──────── Information shown
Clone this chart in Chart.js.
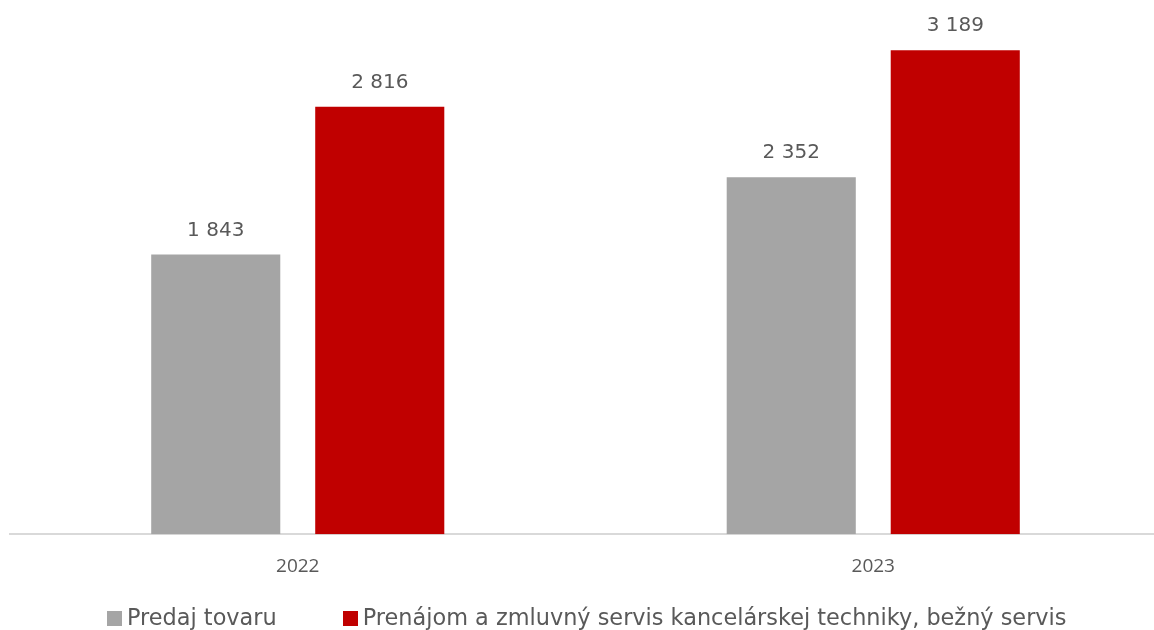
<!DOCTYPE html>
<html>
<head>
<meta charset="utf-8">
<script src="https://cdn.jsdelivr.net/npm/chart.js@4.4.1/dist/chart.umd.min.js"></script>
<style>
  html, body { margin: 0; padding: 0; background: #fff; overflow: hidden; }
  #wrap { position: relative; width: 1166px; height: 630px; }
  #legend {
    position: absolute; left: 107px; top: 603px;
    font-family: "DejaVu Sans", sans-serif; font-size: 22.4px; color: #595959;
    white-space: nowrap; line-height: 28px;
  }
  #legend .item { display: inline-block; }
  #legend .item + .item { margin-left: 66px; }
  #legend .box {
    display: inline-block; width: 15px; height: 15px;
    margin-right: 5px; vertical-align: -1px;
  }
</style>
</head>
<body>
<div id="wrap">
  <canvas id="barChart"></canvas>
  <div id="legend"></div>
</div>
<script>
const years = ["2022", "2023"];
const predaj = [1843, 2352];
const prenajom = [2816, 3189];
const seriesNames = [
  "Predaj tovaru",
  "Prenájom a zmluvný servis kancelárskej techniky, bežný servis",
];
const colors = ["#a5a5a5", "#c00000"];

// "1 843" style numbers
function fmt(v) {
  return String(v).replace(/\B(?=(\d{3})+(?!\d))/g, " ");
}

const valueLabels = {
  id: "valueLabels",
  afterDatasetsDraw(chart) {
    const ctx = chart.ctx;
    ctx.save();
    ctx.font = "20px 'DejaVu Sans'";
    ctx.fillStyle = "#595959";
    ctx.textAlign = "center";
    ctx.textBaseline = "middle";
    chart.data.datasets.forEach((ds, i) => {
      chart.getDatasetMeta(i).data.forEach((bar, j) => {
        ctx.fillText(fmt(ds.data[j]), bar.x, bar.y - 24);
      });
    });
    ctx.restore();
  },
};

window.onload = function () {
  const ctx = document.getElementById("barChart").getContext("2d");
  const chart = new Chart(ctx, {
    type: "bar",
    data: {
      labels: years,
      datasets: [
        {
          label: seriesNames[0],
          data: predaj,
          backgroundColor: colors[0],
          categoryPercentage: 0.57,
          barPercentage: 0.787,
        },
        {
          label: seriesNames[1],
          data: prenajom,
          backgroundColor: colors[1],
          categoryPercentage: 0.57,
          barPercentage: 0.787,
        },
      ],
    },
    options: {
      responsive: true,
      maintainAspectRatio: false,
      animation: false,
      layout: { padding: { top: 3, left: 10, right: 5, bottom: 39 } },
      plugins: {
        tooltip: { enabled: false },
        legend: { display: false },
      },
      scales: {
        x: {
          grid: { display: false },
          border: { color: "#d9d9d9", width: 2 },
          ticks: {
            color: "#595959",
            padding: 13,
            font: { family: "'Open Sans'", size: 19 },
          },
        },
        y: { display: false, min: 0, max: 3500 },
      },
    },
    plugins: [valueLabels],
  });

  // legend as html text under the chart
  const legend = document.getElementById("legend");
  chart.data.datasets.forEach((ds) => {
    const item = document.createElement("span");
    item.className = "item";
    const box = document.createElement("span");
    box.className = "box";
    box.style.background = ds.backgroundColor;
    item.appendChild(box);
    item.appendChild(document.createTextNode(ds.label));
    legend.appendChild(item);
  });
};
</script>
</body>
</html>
────────────────
Task brief: Return each line from the material above exactly, but not the pictures.

Task response:
Clone this chart in Chart.js.
<!DOCTYPE html>
<html>
<head>
<meta charset="utf-8">
<script src="https://cdn.jsdelivr.net/npm/chart.js@4.4.1/dist/chart.umd.min.js"></script>
<style>
  html, body { margin: 0; padding: 0; background: #fff; overflow: hidden; }
  #wrap { position: relative; width: 1166px; height: 630px; }
  #legend {
    position: absolute; left: 107px; top: 603px;
    font-family: "DejaVu Sans", sans-serif; font-size: 22.4px; color: #595959;
    white-space: nowrap; line-height: 28px;
  }
  #legend .item { display: inline-block; }
  #legend .item + .item { margin-left: 66px; }
  #legend .box {
    display: inline-block; width: 15px; height: 15px;
    margin-right: 5px; vertical-align: -1px;
  }
</style>
</head>
<body>
<div id="wrap">
  <canvas id="barChart"></canvas>
  <div id="legend"></div>
</div>
<script>
const years = ["2022", "2023"];
const predaj = [1843, 2352];
const prenajom = [2816, 3189];
const seriesNames = [
  "Predaj tovaru",
  "Prenájom a zmluvný servis kancelárskej techniky, bežný servis",
];
const colors = ["#a5a5a5", "#c00000"];

// "1 843" style numbers
function fmt(v) {
  return String(v).replace(/\B(?=(\d{3})+(?!\d))/g, " ");
}

const valueLabels = {
  id: "valueLabels",
  afterDatasetsDraw(chart) {
    const ctx = chart.ctx;
    ctx.save();
    ctx.font = "20px 'DejaVu Sans'";
    ctx.fillStyle = "#595959";
    ctx.textAlign = "center";
    ctx.textBaseline = "middle";
    chart.data.datasets.forEach((ds, i) => {
      chart.getDatasetMeta(i).data.forEach((bar, j) => {
        ctx.fillText(fmt(ds.data[j]), bar.x, bar.y - 24);
      });
    });
    ctx.restore();
  },
};

window.onload = function () {
  const ctx = document.getElementById("barChart").getContext("2d");
  const chart = new Chart(ctx, {
    type: "bar",
    data: {
      labels: years,
      datasets: [
        {
          label: seriesNames[0],
          data: predaj,
          backgroundColor: colors[0],
          categoryPercentage: 0.57,
          barPercentage: 0.787,
        },
        {
          label: seriesNames[1],
          data: prenajom,
          backgroundColor: colors[1],
          categoryPercentage: 0.57,
          barPercentage: 0.787,
        },
      ],
    },
    options: {
      responsive: true,
      maintainAspectRatio: false,
      animation: false,
      layout: { padding: { top: 3, left: 10, right: 5, bottom: 39 } },
      plugins: {
        tooltip: { enabled: false },
        legend: { display: false },
      },
      scales: {
        x: {
          grid: { display: false },
          border: { color: "#d9d9d9", width: 2 },
          ticks: {
            color: "#595959",
            padding: 13,
            font: { family: "'Open Sans'", size: 19 },
          },
        },
        y: { display: false, min: 0, max: 3500 },
      },
    },
    plugins: [valueLabels],
  });

  // legend as html text under the chart
  const legend = document.getElementById("legend");
  chart.data.datasets.forEach((ds) => {
    const item = document.createElement("span");
    item.className = "item";
    const box = document.createElement("span");
    box.className = "box";
    box.style.background = ds.backgroundColor;
    item.appendChild(box);
    item.appendChild(document.createTextNode(ds.label));
    legend.appendChild(item);
  });
};
</script>
</body>
</html>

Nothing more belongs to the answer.